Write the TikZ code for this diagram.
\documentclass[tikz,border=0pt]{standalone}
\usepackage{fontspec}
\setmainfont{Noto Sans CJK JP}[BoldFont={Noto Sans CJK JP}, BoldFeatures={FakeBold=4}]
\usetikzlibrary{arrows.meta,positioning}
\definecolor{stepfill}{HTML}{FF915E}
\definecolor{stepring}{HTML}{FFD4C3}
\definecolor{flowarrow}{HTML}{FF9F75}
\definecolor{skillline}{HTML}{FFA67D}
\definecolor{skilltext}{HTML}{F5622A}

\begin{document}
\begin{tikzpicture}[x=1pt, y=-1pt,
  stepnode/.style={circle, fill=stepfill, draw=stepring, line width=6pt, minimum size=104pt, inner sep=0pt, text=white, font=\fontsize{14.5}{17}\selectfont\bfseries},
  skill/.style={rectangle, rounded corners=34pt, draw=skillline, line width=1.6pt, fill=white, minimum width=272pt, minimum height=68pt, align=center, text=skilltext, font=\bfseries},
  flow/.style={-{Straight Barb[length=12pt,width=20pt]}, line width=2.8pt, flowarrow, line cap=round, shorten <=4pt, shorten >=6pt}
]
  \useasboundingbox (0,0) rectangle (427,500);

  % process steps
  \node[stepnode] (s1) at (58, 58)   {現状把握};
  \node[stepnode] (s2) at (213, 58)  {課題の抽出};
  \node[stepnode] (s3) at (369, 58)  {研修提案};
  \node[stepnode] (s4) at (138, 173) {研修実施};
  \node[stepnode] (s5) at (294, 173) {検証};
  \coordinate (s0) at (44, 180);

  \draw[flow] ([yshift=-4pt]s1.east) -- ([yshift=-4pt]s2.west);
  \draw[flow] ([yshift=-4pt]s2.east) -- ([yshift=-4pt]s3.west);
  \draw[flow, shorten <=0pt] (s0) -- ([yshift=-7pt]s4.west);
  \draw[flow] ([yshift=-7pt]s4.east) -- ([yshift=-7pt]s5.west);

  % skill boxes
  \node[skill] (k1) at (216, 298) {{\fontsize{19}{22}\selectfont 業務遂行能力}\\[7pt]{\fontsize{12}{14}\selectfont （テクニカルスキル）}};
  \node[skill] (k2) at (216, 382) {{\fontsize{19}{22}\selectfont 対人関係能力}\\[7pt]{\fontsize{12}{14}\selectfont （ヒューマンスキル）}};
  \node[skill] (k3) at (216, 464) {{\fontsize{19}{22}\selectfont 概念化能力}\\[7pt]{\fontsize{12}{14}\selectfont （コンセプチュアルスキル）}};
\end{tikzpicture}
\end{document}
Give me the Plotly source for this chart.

▶ [Problem statement]: Reproduce the whole listing word for word.

▶ [Worked solution]:
Write the TikZ code for this diagram.
\documentclass[tikz,border=0pt]{standalone}
\usepackage{fontspec}
\setmainfont{Noto Sans CJK JP}[BoldFont={Noto Sans CJK JP}, BoldFeatures={FakeBold=4}]
\usetikzlibrary{arrows.meta,positioning}
\definecolor{stepfill}{HTML}{FF915E}
\definecolor{stepring}{HTML}{FFD4C3}
\definecolor{flowarrow}{HTML}{FF9F75}
\definecolor{skillline}{HTML}{FFA67D}
\definecolor{skilltext}{HTML}{F5622A}

\begin{document}
\begin{tikzpicture}[x=1pt, y=-1pt,
  stepnode/.style={circle, fill=stepfill, draw=stepring, line width=6pt, minimum size=104pt, inner sep=0pt, text=white, font=\fontsize{14.5}{17}\selectfont\bfseries},
  skill/.style={rectangle, rounded corners=34pt, draw=skillline, line width=1.6pt, fill=white, minimum width=272pt, minimum height=68pt, align=center, text=skilltext, font=\bfseries},
  flow/.style={-{Straight Barb[length=12pt,width=20pt]}, line width=2.8pt, flowarrow, line cap=round, shorten <=4pt, shorten >=6pt}
]
  \useasboundingbox (0,0) rectangle (427,500);

  % process steps
  \node[stepnode] (s1) at (58, 58)   {現状把握};
  \node[stepnode] (s2) at (213, 58)  {課題の抽出};
  \node[stepnode] (s3) at (369, 58)  {研修提案};
  \node[stepnode] (s4) at (138, 173) {研修実施};
  \node[stepnode] (s5) at (294, 173) {検証};
  \coordinate (s0) at (44, 180);

  \draw[flow] ([yshift=-4pt]s1.east) -- ([yshift=-4pt]s2.west);
  \draw[flow] ([yshift=-4pt]s2.east) -- ([yshift=-4pt]s3.west);
  \draw[flow, shorten <=0pt] (s0) -- ([yshift=-7pt]s4.west);
  \draw[flow] ([yshift=-7pt]s4.east) -- ([yshift=-7pt]s5.west);

  % skill boxes
  \node[skill] (k1) at (216, 298) {{\fontsize{19}{22}\selectfont 業務遂行能力}\\[7pt]{\fontsize{12}{14}\selectfont （テクニカルスキル）}};
  \node[skill] (k2) at (216, 382) {{\fontsize{19}{22}\selectfont 対人関係能力}\\[7pt]{\fontsize{12}{14}\selectfont （ヒューマンスキル）}};
  \node[skill] (k3) at (216, 464) {{\fontsize{19}{22}\selectfont 概念化能力}\\[7pt]{\fontsize{12}{14}\selectfont （コンセプチュアルスキル）}};
\end{tikzpicture}
\end{document}
Give me the Plotly source for this chart.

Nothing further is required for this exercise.